■ Directive ■
Your task is to write out the complete listing exactly as it is shown.

■ Data ■
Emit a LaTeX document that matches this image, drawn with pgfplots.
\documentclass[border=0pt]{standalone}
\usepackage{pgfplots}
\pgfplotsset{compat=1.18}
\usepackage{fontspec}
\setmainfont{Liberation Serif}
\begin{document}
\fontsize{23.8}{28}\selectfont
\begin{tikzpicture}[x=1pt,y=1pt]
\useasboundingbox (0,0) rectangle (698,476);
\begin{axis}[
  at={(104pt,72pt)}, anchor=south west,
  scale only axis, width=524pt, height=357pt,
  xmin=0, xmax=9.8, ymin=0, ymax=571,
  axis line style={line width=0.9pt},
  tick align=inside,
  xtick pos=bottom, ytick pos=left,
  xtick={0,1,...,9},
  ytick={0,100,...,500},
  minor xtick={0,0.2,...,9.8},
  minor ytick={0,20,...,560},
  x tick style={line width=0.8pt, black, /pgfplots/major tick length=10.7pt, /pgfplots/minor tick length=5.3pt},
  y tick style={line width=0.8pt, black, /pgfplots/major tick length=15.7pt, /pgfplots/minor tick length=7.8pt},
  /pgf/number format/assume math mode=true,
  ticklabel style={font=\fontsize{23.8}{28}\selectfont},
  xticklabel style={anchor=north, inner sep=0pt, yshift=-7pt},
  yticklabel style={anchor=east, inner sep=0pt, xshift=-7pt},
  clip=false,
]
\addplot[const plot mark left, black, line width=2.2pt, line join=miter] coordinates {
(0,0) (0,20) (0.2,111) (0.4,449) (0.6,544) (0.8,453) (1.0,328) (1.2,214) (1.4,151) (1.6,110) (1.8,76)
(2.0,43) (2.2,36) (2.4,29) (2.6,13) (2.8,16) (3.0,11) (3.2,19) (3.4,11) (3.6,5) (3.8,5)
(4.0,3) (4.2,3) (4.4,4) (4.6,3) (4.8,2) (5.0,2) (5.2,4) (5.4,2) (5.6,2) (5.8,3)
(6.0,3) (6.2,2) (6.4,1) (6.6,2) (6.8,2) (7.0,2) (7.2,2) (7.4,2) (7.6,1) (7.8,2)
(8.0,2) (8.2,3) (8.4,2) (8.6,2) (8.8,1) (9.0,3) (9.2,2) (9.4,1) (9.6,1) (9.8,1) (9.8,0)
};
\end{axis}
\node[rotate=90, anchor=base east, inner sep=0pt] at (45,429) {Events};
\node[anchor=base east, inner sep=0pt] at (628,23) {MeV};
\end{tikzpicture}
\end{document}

■ Response below ■
Emit a LaTeX document that matches this image, drawn with pgfplots.
\documentclass[border=0pt]{standalone}
\usepackage{pgfplots}
\pgfplotsset{compat=1.18}
\usepackage{fontspec}
\setmainfont{Liberation Serif}
\begin{document}
\fontsize{23.8}{28}\selectfont
\begin{tikzpicture}[x=1pt,y=1pt]
\useasboundingbox (0,0) rectangle (698,476);
\begin{axis}[
  at={(104pt,72pt)}, anchor=south west,
  scale only axis, width=524pt, height=357pt,
  xmin=0, xmax=9.8, ymin=0, ymax=571,
  axis line style={line width=0.9pt},
  tick align=inside,
  xtick pos=bottom, ytick pos=left,
  xtick={0,1,...,9},
  ytick={0,100,...,500},
  minor xtick={0,0.2,...,9.8},
  minor ytick={0,20,...,560},
  x tick style={line width=0.8pt, black, /pgfplots/major tick length=10.7pt, /pgfplots/minor tick length=5.3pt},
  y tick style={line width=0.8pt, black, /pgfplots/major tick length=15.7pt, /pgfplots/minor tick length=7.8pt},
  /pgf/number format/assume math mode=true,
  ticklabel style={font=\fontsize{23.8}{28}\selectfont},
  xticklabel style={anchor=north, inner sep=0pt, yshift=-7pt},
  yticklabel style={anchor=east, inner sep=0pt, xshift=-7pt},
  clip=false,
]
\addplot[const plot mark left, black, line width=2.2pt, line join=miter] coordinates {
(0,0) (0,20) (0.2,111) (0.4,449) (0.6,544) (0.8,453) (1.0,328) (1.2,214) (1.4,151) (1.6,110) (1.8,76)
(2.0,43) (2.2,36) (2.4,29) (2.6,13) (2.8,16) (3.0,11) (3.2,19) (3.4,11) (3.6,5) (3.8,5)
(4.0,3) (4.2,3) (4.4,4) (4.6,3) (4.8,2) (5.0,2) (5.2,4) (5.4,2) (5.6,2) (5.8,3)
(6.0,3) (6.2,2) (6.4,1) (6.6,2) (6.8,2) (7.0,2) (7.2,2) (7.4,2) (7.6,1) (7.8,2)
(8.0,2) (8.2,3) (8.4,2) (8.6,2) (8.8,1) (9.0,3) (9.2,2) (9.4,1) (9.6,1) (9.8,1) (9.8,0)
};
\end{axis}
\node[rotate=90, anchor=base east, inner sep=0pt] at (45,429) {Events};
\node[anchor=base east, inner sep=0pt] at (628,23) {MeV};
\end{tikzpicture}
\end{document}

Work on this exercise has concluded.